If nobody gets injured thats about what I'd expect.


----------



## Dragnsmke1 (Jul 29, 2002)

they won 61 last year and now they are even better.


----------



## Chops (May 30, 2002)

They might do it....


----------



## SLiM9287 (Jul 2, 2002)

I think they can


----------



## JGKoblenz (Jul 19, 2002)

I think they can, but personally I don't want to.


----------



## Wiggum (Jul 29, 2002)

Well...

They won 61 games last year, and 28 of the 82 games they played were without Chris Webber. Take that into account, plus Keon Clark, plus Bibby's year of experience with the Kings...

It's possible.


----------



## TheRifleman (May 20, 2002)

It is possible, IF they don't have serious injuries. "Possible and probable" are interesting words.


----------



## Wiggum (Jul 29, 2002)

> Originally posted by <b>TheRifleman</b>!
> It is possible, IF they don't have serious injuries. "Possible and probable" are interesting words.

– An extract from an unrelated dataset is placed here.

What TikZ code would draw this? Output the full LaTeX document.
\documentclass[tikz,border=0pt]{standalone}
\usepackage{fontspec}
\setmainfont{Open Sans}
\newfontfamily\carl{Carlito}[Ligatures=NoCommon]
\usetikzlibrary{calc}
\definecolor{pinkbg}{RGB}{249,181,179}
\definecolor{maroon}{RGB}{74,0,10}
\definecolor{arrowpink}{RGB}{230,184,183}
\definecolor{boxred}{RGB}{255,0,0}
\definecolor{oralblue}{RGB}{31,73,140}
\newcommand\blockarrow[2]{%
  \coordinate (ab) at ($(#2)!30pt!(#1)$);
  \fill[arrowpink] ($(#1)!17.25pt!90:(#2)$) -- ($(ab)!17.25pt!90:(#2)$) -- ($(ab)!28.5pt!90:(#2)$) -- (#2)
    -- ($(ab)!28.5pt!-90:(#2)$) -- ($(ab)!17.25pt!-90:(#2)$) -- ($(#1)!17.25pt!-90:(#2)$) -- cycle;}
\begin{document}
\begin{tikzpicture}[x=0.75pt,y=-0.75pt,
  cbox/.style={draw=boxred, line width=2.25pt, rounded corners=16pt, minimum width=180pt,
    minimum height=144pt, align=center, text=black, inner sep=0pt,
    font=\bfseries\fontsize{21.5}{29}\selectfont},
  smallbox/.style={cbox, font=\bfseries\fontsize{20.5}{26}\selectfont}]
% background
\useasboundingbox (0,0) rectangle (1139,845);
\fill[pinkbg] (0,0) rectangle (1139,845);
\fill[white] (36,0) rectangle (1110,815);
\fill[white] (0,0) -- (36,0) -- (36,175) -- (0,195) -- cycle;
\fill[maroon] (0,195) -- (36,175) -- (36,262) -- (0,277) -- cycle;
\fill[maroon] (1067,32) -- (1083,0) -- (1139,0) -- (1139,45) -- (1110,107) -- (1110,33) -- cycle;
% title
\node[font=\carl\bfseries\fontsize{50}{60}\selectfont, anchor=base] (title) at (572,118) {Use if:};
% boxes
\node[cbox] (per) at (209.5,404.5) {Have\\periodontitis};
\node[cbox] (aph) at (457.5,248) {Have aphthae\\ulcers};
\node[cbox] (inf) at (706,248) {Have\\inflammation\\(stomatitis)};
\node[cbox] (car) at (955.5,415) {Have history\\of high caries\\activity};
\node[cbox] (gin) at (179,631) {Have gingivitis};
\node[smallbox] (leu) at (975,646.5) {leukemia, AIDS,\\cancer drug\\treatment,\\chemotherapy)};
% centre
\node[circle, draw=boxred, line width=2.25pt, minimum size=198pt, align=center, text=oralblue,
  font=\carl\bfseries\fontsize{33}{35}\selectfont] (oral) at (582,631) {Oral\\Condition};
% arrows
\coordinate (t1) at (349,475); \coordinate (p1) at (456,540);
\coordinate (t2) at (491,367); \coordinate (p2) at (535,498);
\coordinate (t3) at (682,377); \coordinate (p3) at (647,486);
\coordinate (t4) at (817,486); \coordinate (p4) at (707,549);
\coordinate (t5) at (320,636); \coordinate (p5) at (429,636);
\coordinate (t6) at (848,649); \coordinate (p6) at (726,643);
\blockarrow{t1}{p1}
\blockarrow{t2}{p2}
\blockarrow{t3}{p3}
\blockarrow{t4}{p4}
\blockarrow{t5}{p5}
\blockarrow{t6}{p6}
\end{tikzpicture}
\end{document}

Yes, that's true. IF everything goes well, 65 wins is probable. But, as it is, it's just possible, because we all know not everything's gonna go to plan.


----------



## untitled (Jun 22, 2002)

i predict 70-12 season lol


----------



## truebluefan (May 27, 2002)

if they have no serious injuries. they could do it. Taking the Lakers to the last game could do wonders for them. Adding Clark could help as well. He can play some center and pf. Save Divac and pollard and weber more for the playoffs.


----------



## Thrilla (Jun 8, 2002)

> Originally posted by <b>truebluefan</b>!
> if they have no serious injuries. they could do it. Taking the Lakers to the last game could do wonders for them. Adding Clark could help as well. He can play some center and pf. Save Divac and pollard and weber more for the playoffs.



Save Webber and Pollard for the playoffs?

I do agree.....keep Divac fresh for the PO's. Hes getting older, and they will need him at his best against the Lakers. However, Pollard and Webber have nothing to worry about. Both are young enought, that you dont have to decrease their minutes. Clark is better than Pollard......if anything, Id understand a lil if you said save Clark......


----------



## Damian Necronamous (Jun 10, 2002)

Unfortunately it is a possiblity. Of course, the Cavs making the playoffs is a possibilty. I do not think they will win 65 games, but they could win 60 again.

Clark will not be as good for them as some people think, he is an Eastern Conference player and will probably be forgotten about in the West.

And Bibby will be averaging almost the same numbers he did last year, because he is not a second or first option on the Kings.


----------



## Dragnsmke1 (Jul 29, 2002)

With a better front court rotation and more experience playing together and now that Bibby has found his role with the team,they are most definitly a threat for 65 wins. This is going to be the most dangerous regular season team this year. The team with the 2nd most wins...The Mavs...will probably be 5-6 wins behind them.


----------